--- BEGIN Given information ---

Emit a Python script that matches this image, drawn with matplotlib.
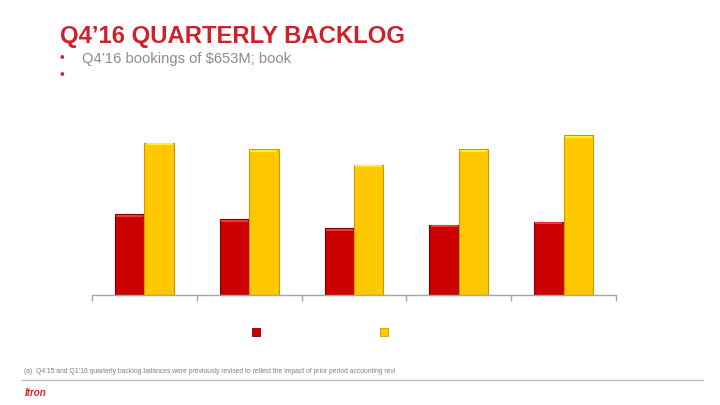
import numpy as np
import matplotlib
matplotlib.use("Agg")
import matplotlib.pyplot as plt

plt.rcParams["font.family"] = ["Liberation Sans", "DejaVu Sans"]

# Quarterly backlog ($M) -- no axis in the source
quarters = ["Q4'15", "Q1'16", "Q2'16", "Q3'16", "Q4'16"]
twelve_month = [807, 757, 667, 703, 733]
total_backlog = [1523, 1457, 1303, 1457, 1597]

title = "Q4\u201916 QUARTERLY BACKLOG"
bullet1 = "Q4\u201916 bookings of $653M; book"
footnote = ("(a)  Q4\u201915 and Q1\u201916 quarterly backlog balances were previously "
            "revised to reflect the impact of prior period accounting revi")

RED = "#CC0000"
RED_EDGE = "#7A0000"
RED_TOP = "#F0383C"
YEL = "#FFC800"
YEL_EDGE = "#C99A00"
YEL_TOP = "#FFEE30"
TITLE_RED = "#D0202A"
GREY = "#8C8C8C"

W, H = 720, 405
fig = plt.figure(figsize=(W / 100, H / 100), dpi=100)


def fx(px):
    return px / W


def fy(py):
    return 1 - py / H


# header text
fig.text(fx(60), fy(43), title, color=TITLE_RED, fontsize=17.2,
         fontweight="bold", va="baseline")
fig.text(fx(60), fy(62), "\u2022", color=TITLE_RED, fontsize=9.5, va="baseline")
fig.text(fx(82), fy(63), bullet1, color=GREY, fontsize=10.6, va="baseline")
fig.text(fx(60), fy(79), "\u2022", color=TITLE_RED, fontsize=9.5, va="baseline")

# chart
ax = fig.add_axes([fx(92), fy(295), fx(616) - fx(92), fy(115) - fy(295)])
x = np.arange(len(quarters))
bw = 0.28
tw = np.array(twelve_month, float)
tb = np.array(total_backlog, float)

ax.bar(x - bw / 2, tw, bw, color=RED, edgecolor=RED_EDGE, linewidth=0.8, zorder=2)
ax.bar(x + bw / 2, tb, bw, color=YEL, edgecolor=YEL_EDGE, linewidth=0.8, zorder=2)
# bevel highlight along bar tops
cap = 22
ax.bar(x - bw / 2, cap, bw * 0.92, bottom=tw - cap - 6, color=RED_TOP,
       linewidth=0, zorder=3)
ax.bar(x + bw / 2, cap, bw * 0.92, bottom=tb - cap - 6, color=YEL_TOP,
       linewidth=0, zorder=3)

ax.set_xlim(-0.5, len(quarters) - 0.5)
ax.set_ylim(0, 1800)
for s in ["top", "right", "left"]:
    ax.spines[s].set_visible(False)
ax.spines["bottom"].set_color("#A6A6A6")
ax.spines["bottom"].set_linewidth(1.0)
ax.set_yticks([])
ax.set_xticks([])
ax.set_xticks(np.arange(len(quarters) + 1) - 0.5, minor=True)
ax.tick_params(axis="x", which="minor", length=4, color="#A6A6A6", width=1.0,
               labelbottom=False)
ax.patch.set_visible(False)

# legend markers (no labels in the source)
lax = fig.add_axes([0, 0, 1, 1])
lax.set_xlim(0, W)
lax.set_ylim(H, 0)
lax.axis("off")
lax.scatter([256], [332], marker="s", s=26, color=RED, edgecolors=RED_EDGE,
            linewidths=0.6)
lax.scatter([384], [332], marker="s", s=26, color=YEL, edgecolors=YEL_EDGE,
            linewidths=0.6)

# footer
fig.text(fx(24), fy(373), footnote, color="#7F7F7F", fontsize=4.9, va="baseline")
lax.plot([22, 703], [380, 380], color="#BFBFBF", lw=1.0)
fig.text(fx(25), fy(396), "Itron", color="#E0201C", fontsize=7,
         fontweight="bold", style="italic", va="baseline")

fig.savefig("out.png", dpi=100)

--- END Given information ---

**Task**.
Set every line down exactly as written, leaving each picture out.

**The output**.
Emit a Python script that matches this image, drawn with matplotlib.
import numpy as np
import matplotlib
matplotlib.use("Agg")
import matplotlib.pyplot as plt

plt.rcParams["font.family"] = ["Liberation Sans", "DejaVu Sans"]

# Quarterly backlog ($M) -- no axis in the source
quarters = ["Q4'15", "Q1'16", "Q2'16", "Q3'16", "Q4'16"]
twelve_month = [807, 757, 667, 703, 733]
total_backlog = [1523, 1457, 1303, 1457, 1597]

title = "Q4\u201916 QUARTERLY BACKLOG"
bullet1 = "Q4\u201916 bookings of $653M; book"
footnote = ("(a)  Q4\u201915 and Q1\u201916 quarterly backlog balances were previously "
            "revised to reflect the impact of prior period accounting revi")

RED = "#CC0000"
RED_EDGE = "#7A0000"
RED_TOP = "#F0383C"
YEL = "#FFC800"
YEL_EDGE = "#C99A00"
YEL_TOP = "#FFEE30"
TITLE_RED = "#D0202A"
GREY = "#8C8C8C"

W, H = 720, 405
fig = plt.figure(figsize=(W / 100, H / 100), dpi=100)


def fx(px):
    return px / W


def fy(py):
    return 1 - py / H


# header text
fig.text(fx(60), fy(43), title, color=TITLE_RED, fontsize=17.2,
         fontweight="bold", va="baseline")
fig.text(fx(60), fy(62), "\u2022", color=TITLE_RED, fontsize=9.5, va="baseline")
fig.text(fx(82), fy(63), bullet1, color=GREY, fontsize=10.6, va="baseline")
fig.text(fx(60), fy(79), "\u2022", color=TITLE_RED, fontsize=9.5, va="baseline")

# chart
ax = fig.add_axes([fx(92), fy(295), fx(616) - fx(92), fy(115) - fy(295)])
x = np.arange(len(quarters))
bw = 0.28
tw = np.array(twelve_month, float)
tb = np.array(total_backlog, float)

ax.bar(x - bw / 2, tw, bw, color=RED, edgecolor=RED_EDGE, linewidth=0.8, zorder=2)
ax.bar(x + bw / 2, tb, bw, color=YEL, edgecolor=YEL_EDGE, linewidth=0.8, zorder=2)
# bevel highlight along bar tops
cap = 22
ax.bar(x - bw / 2, cap, bw * 0.92, bottom=tw - cap - 6, color=RED_TOP,
       linewidth=0, zorder=3)
ax.bar(x + bw / 2, cap, bw * 0.92, bottom=tb - cap - 6, color=YEL_TOP,
       linewidth=0, zorder=3)

ax.set_xlim(-0.5, len(quarters) - 0.5)
ax.set_ylim(0, 1800)
for s in ["top", "right", "left"]:
    ax.spines[s].set_visible(False)
ax.spines["bottom"].set_color("#A6A6A6")
ax.spines["bottom"].set_linewidth(1.0)
ax.set_yticks([])
ax.set_xticks([])
ax.set_xticks(np.arange(len(quarters) + 1) - 0.5, minor=True)
ax.tick_params(axis="x", which="minor", length=4, color="#A6A6A6", width=1.0,
               labelbottom=False)
ax.patch.set_visible(False)

# legend markers (no labels in the source)
lax = fig.add_axes([0, 0, 1, 1])
lax.set_xlim(0, W)
lax.set_ylim(H, 0)
lax.axis("off")
lax.scatter([256], [332], marker="s", s=26, color=RED, edgecolors=RED_EDGE,
            linewidths=0.6)
lax.scatter([384], [332], marker="s", s=26, color=YEL, edgecolors=YEL_EDGE,
            linewidths=0.6)

# footer
fig.text(fx(24), fy(373), footnote, color="#7F7F7F", fontsize=4.9, va="baseline")
lax.plot([22, 703], [380, 380], color="#BFBFBF", lw=1.0)
fig.text(fx(25), fy(396), "Itron", color="#E0201C", fontsize=7,
         fontweight="bold", style="italic", va="baseline")

fig.savefig("out.png", dpi=100)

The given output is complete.